The film's problem is that it also really, really wants her to be likable and fun and relatable. And so it tries to ignore the off-putting things she does, despite that being the centerpiece of the conflict. In principle, there's no problem here: lots of people are both lonely and in need of a hug while also being irritating and in need of a slap. But that's a tall order for a sweet-minded crowd-pleaser to handle, and there's not nearly enough dexterity in the screenplay to come even close to making it all fit together.

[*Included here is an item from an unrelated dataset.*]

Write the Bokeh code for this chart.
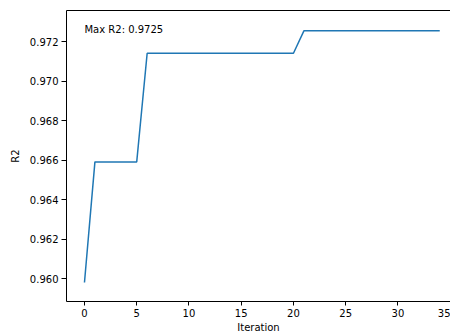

Coupled with the dull humor and the arrhythmic, ellipsis-filled story - not to mention the complete visual anemia, with the film so bereft of even the most basic form of individual style that I couldn't come up with a single place to wedge it into this review - this makes Brittany Runs a Marathon something of a hollowed-out shell, an indication of a movie more than a movie itself. Bell's tetchy performance and Brittany's complicated inner workings deserve more than the shapeless sludge this film provides for them.